Today's Editorial

26 April 2017

The long road to fiscal sanity

 

 

Source: By Jayachandran: Mint

 

 

It is no secret that fiscal adventurism has almost always been followed by macroeconomic crises. The most recent example is the reckless fiscal expansion by the second Manmohan Singh government—combined with loose monetary policy—that paved the way for a run on the rupee in 2013. Every crisis is followed by a brave attempt at fiscal discipline. Stability returns. And so does hubris. Then the next round of profligacy begins. The growing calls for farm-loan waivers are only the most obvious example of how India is drifting towards its bad old habits despite the ugly fact that India already has one of the highest fiscal deficits in the world.

 

The members of the constituent assembly were aware of these risks. It is for this reason they wrote a constitutional provision that allows Parliament to impose limits on the ability of a government to borrow. The landmark Fiscal Responsibility and Budget Management Act of 2003 was based on this constitutional provision. The committee headed by veteran bureaucrat N.K. Singh has now recommended a new fiscal architecture that will eventually replace the original fiscal rules introduced because of an enlightened bipartisan consensus at the turn of the century. The committee has suggested a glide path to reach the fiscal targets.

 

The new fiscal framework can best be understood in terms of four key components. First, the anchor of fiscal policy will be a public-debt target rather than a fiscal deficit target—a stock rather than a flow variable. Second, the annual fiscal deficit will continue to be the operating target for budget makers. Third, the new fiscal rule will be more flexible since there are clear escape clauses that allow the government to increase spending when faced with severe exogenous shocks. Fourth, an independent fiscal council will not only analyse the impact of fiscal decisions over the medium term but also give an opinion on whether the government of the day can use an escape clause to ramp up public spending.

 

The committee report is a wonderful example of fiscal economics at work.

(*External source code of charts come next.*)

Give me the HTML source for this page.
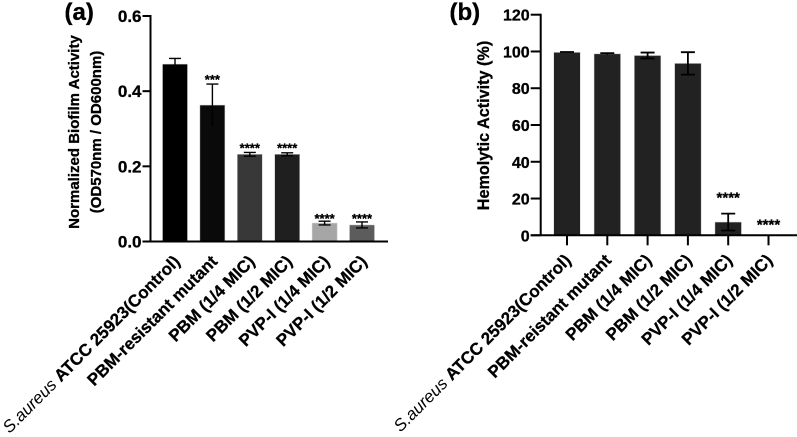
<!DOCTYPE html>
<html>
<head>
<meta charset="utf-8">
<style>
html,body{margin:0;padding:0;background:#fff;width:797px;height:437px;overflow:hidden}
svg{display:block;font-family:"Liberation Sans",Arial,sans-serif;font-weight:bold;fill:#000;filter:blur(0.35px)}
text{stroke:#000;stroke-width:0.3px}
</style>
</head>
<body>
<svg id="figure" width="797" height="437" viewBox="0 0 797 437" xmlns="http://www.w3.org/2000/svg">
  <text x="64.5" y="20" font-size="24">(a)</text>
  <text x="449.5" y="20" font-size="24">(b)</text>
  <g id="chart-a"></g>
  <g id="chart-b"></g>
</svg>
<script>
var categoriesA = ["ATCC 25923(Control)", "PBM-resistant mutant", "PBM  (1/4 MIC)", "PBM  (1/2 MIC)", "PVP-I  (1/4 MIC)", "PVP-I  (1/2 MIC)"];
var valuesA = [0.472, 0.363, 0.232, 0.232, 0.049, 0.044];
var errorsA = [0.015, 0.056, 0.005, 0.004, 0.005, 0.008];
var starsA = ["", "***", "****", "****", "****", "****"];
var starLevelsA = [0, 0.43, 0.248, 0.248, 0.06, 0.06];
var colorsA = ["#000000", "#0a0a0a", "#383838", "#1f1f1f", "#a6a6a6", "#5c5c5c"];
var ticksA = [0, 0.2, 0.4, 0.6];
var tickLabelsA = ["0.0", "0.2", "0.4", "0.6"];

var categoriesB = ["ATCC 25923(Control)", "PBM-reistant mutant", "PBM  (1/4 MIC)", "PBM  (1/2 MIC)", "PVP-I  (1/4 MIC)", "PVP-I  (1/2 MIC)"];
var valuesB = [99.5, 98.7, 97.8, 93.5, 7.2, 0.3];
var errorsB = [0.2, 0.4, 1.6, 6.1, 4.6, 0];
var starsB = ["", "", "", "", "****", "****"];
var starLevelsB = [0, 0, 0, 0, 20.5, 6];
var colorsB = ["#222222", "#222222", "#222222", "#222222", "#222222", "#222222"];
var ticksB = [0, 20, 40, 60, 80, 100, 120];
var tickLabelsB = ["0", "20", "40", "60", "80", "100", "120"];

var NS = "http://www.w3.org/2000/svg";
function make(parent, tag, attrs, txt) {
  var el = document.createElementNS(NS, tag);
  for (var k in attrs) { el.setAttribute(k, attrs[k]); }
  if (txt !== undefined) { el.textContent = txt; }
  parent.appendChild(el);
  return el;
}
function named(el, name) {
  
  
  return el;
}
function drawChart(cfg) {
  var g = document.getElementById(cfg.id);
  var y = function (v) { return cfg.y0 + (cfg.yTop - cfg.y0) * v / cfg.yMax; };
  var x = function (i) { return cfg.x0 + cfg.step * i; };
  cfg.values.forEach(function (v, i) {
    var cx = x(i);
    named(make(g, "rect", {x: cx - cfg.bw / 2, y: y(v), width: cfg.bw, height: cfg.y0 - y(v), fill: cfg.colors[i], stroke: "#cfcfcf", "stroke-width": 0.5}), "bar-" + (i + 1));
    var e = cfg.errors[i];
    if (e > 0) {
      var d = "M" + cx + " " + y(v + e) + "V" + y(v - e) + "M" + (cx - cfg.cap) + " " + y(v + e) + "H" + (cx + cfg.cap);
      if (cfg.lowCap[i]) { d += "M" + (cx - cfg.cap) + " " + y(v - e) + "H" + (cx + cfg.cap); }
      named(make(g, "path", {d: d, fill: "none", stroke: "#000", "stroke-width": cfg.ew}), "error-bar-" + (i + 1));
    }
    if (cfg.stars[i]) {
      named(make(g, "text", {x: cx, y: y(cfg.starLevels[i]) + cfg.starDy, "text-anchor": "middle", "font-size": cfg.starSize}, cfg.stars[i]), "significance-" + (i + 1));
    }
    if (cfg.xTicks) {
      named(make(g, "line", {x1: cx, x2: cx, y1: cfg.y0, y2: cfg.y0 + 10, stroke: "#000", "stroke-width": 2}), "x-tick-" + (i + 1));
    }
    var lx = cx + cfg.labelDx, ly = cfg.y0 + cfg.labelDy;
    var t = named(make(g, "text", {transform: "translate(" + lx + " " + ly + ") rotate(-45)", "text-anchor": "end", "font-size": cfg.labelSize, "xml:space": "preserve"}), "x-label-" + (i + 1));
    if (i === 0) {
      make(t, "tspan", {"font-style": "italic", "font-weight": "normal", "stroke-width": 0}, "S.aureus ");
    }
    make(t, "tspan", {}, cfg.categories[i]);
  });
  named(make(g, "path", {d: "M" + cfg.axisX + " " + (cfg.yTop - 1) + "V" + cfg.y0, fill: "none", stroke: "#000", "stroke-width": 2}), "y-axis");
  named(make(g, "path", {d: "M" + (cfg.axisX - cfg.tick) + " " + cfg.y0 + "H" + cfg.xEnd, fill: "none", stroke: "#000", "stroke-width": 2}), "x-axis");
  cfg.ticks.forEach(function (v, i) {
    named(make(g, "line", {x1: cfg.axisX - cfg.tick, x2: cfg.axisX, y1: y(v), y2: y(v), stroke: "#000", "stroke-width": 2}), "y-tick-" + i);
    named(make(g, "text", {x: cfg.axisX - cfg.tick - 1, y: y(v) + 6, "text-anchor": "end", "font-size": cfg.tickSize}, cfg.tickLabels[i]), "y-tick-label-" + i);
  });
  cfg.titles.forEach(function (tt, i) {
    named(make(g, "text", {transform: "translate(" + tt.x + " " + tt.y + ") rotate(-90)", "text-anchor": "middle", "font-size": tt.size}, tt.text), "y-axis-title-" + (i + 1));
  });
}
drawChart({
  id: "chart-a", x0: 175, step: 37.4, bw: 25, y0: 241.5, yTop: 16, yMax: 0.6, axisX: 150.5, tick: 8, xEnd: 388,
  cap: 6, ew: 1.4, lowCap: [false, false, true, true, true, true], xTicks: false,
  values: valuesA, errors: errorsA, colors: colorsA, stars: starsA, starLevels: starLevelsA,
  starSize: 13, starDy: 4,
  ticks: ticksA, tickLabels: tickLabelsA, categories: categoriesA, tickSize: 17,
  labelDx: 6, labelDy: 21, labelSize: 17,
  titles: [
    {x: 79, y: 132, size: 15, text: "Normalized Biofilm Activity"},
    {x: 101, y: 132, size: 15, text: "(OD570nm / OD600nm)"}
  ]
});
drawChart({
  id: "chart-b", x0: 567, step: 40.3, bw: 26.5, y0: 235.3, yTop: 14.7, yMax: 120, axisX: 540.7, tick: 10, xEnd: 797,
  cap: 7, ew: 1.8, lowCap: [false, false, true, true, true, false], xTicks: true,
  values: valuesB, errors: errorsB, colors: colorsB, stars: starsB, starLevels: starLevelsB,
  starSize: 15, starDy: 5,
  ticks: ticksB, tickLabels: tickLabelsB, categories: categoriesB, tickSize: 16,
  labelDx: 5, labelDy: 26, labelSize: 17,
  titles: [
    {x: 489, y: 125.5, size: 16.2, text: "Hemolytic Activity (%)"}
  ]
});
</script>
</body>
</html>
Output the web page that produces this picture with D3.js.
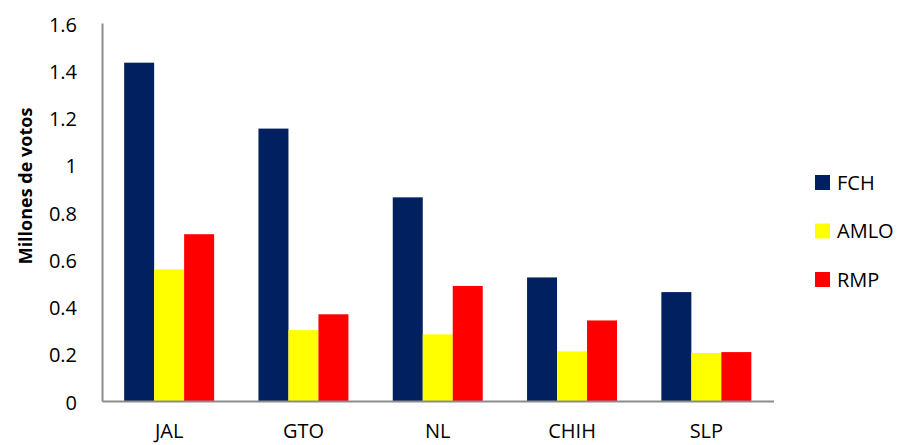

The fiscal deficit target has been derived from a simple analysis of financial flows. The annual financial savings of Indian households plus the international capital flows needed to fund the current account deficit create a borrowing capacity of 10% of gross domestic product (GDP). The committee assumes that this is shared equally between the private and public sectors. So the Indian government can run a combined fiscal deficit of 5% of GDP—or half the financial resources available in a given year. This gives a fiscal deficit target of 2.5% for the Central government and 2.5% for the states.

 

The public-debt calculations have been made using a range of standard forecasting models. The committee has concluded that India needs to keep its stock of public debt below 60% of GDP—40% will be the liabilities of New Delhi and the rest of the states. There were some important differences of opinion within the committee. Reserve Bank of India governor Urjit Patel has argued that the fiscal slippage allowed under the escape clauses should be lower than what the committee report suggests. Chief economic adviser Arvind Subramanian has written a full dissent note, including an argument that the government will be better off targeting the primary deficit rather than the fiscal deficit if public debt is to be the anchor of Indian budgetary policy.

 

This newspaper has earlier argued in favour of a new fiscal rule as well as a fiscal council. We thus welcome the main thrust of the recommendations. There are a few operational issues that still need to be sorted out. First, a fiscal deficit target derived from the flow of financial savings could be problematic given the fact that these fluctuate depending on the state of the economy; they are endogenous to economic growth.

Second, the dual targets of a stock of public debt as well as a flow of fiscal deficits can lead to complications in case the two do not move in tandem. The standard Tinbergen policy rule says that any policy system should have at least the same number of instruments as targets. Third, the interaction between the new fiscal policy framework and the new monetary policy framework needs to be worked out, though it is likely that the new fiscal rules will complement inflation targeting by the Indian central bank. Fourth, how the public debt targets will be assigned to specific states is a tricky collective action problem that is best sorted out by a federal institution such as the next Finance Commission. The N.K. Singh committee has done well to set tough fiscal policy goals for a country that is prone to high inflation as well as macroeconomic instability. India needs more fiscal realists—even though they are habitually denounced as fiscal hawks.